> **Task details**: Each line that holds the string "matplotlib" counts once; say how many such lines there are and add nothing.

> **Raw data**:
※
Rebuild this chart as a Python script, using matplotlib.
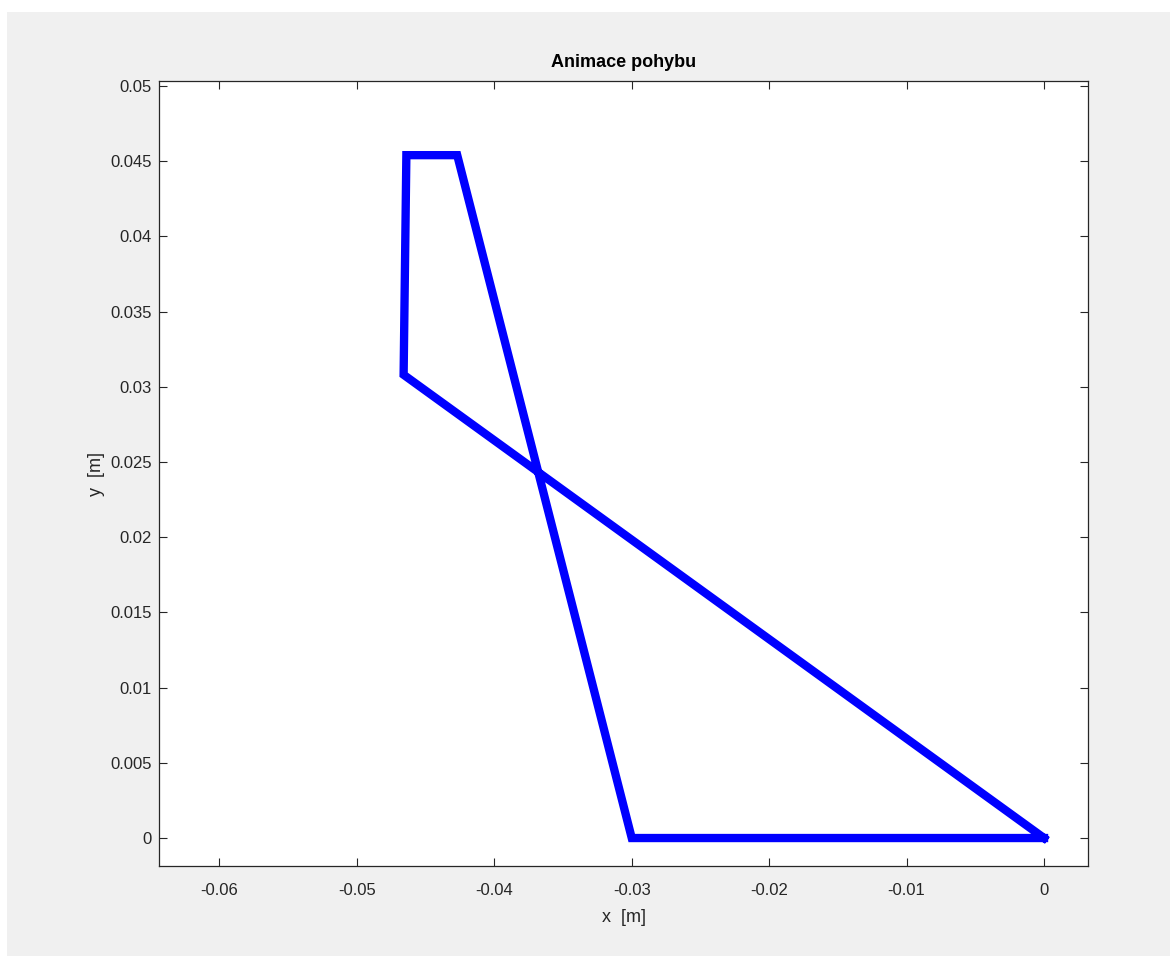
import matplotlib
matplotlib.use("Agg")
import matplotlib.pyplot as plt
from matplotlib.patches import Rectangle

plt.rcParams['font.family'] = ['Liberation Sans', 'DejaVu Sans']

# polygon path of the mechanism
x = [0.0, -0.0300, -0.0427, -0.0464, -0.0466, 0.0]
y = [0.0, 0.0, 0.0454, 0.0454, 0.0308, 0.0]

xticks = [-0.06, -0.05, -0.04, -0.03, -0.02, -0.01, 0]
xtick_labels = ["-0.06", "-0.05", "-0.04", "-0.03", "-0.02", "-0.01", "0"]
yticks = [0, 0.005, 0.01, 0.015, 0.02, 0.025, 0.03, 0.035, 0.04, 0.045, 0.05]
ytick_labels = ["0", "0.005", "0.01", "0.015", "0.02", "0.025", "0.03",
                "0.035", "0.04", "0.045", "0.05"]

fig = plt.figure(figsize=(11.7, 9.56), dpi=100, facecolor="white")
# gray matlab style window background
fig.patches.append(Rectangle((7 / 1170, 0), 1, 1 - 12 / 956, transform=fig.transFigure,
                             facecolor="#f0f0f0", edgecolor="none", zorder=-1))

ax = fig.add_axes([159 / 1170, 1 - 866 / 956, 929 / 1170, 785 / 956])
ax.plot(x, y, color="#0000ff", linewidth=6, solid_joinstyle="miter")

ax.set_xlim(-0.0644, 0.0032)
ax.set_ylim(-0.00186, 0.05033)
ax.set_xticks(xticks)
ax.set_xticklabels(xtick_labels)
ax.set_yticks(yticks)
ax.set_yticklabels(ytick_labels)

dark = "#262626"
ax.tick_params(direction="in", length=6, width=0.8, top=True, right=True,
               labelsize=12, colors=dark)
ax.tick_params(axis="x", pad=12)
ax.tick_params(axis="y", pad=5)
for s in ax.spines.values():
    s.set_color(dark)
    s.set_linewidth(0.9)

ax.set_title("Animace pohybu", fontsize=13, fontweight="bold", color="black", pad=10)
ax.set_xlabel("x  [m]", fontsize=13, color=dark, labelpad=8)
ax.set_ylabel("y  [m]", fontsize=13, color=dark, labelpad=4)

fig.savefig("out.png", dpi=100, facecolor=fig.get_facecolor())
※
> **Result for this task**: 5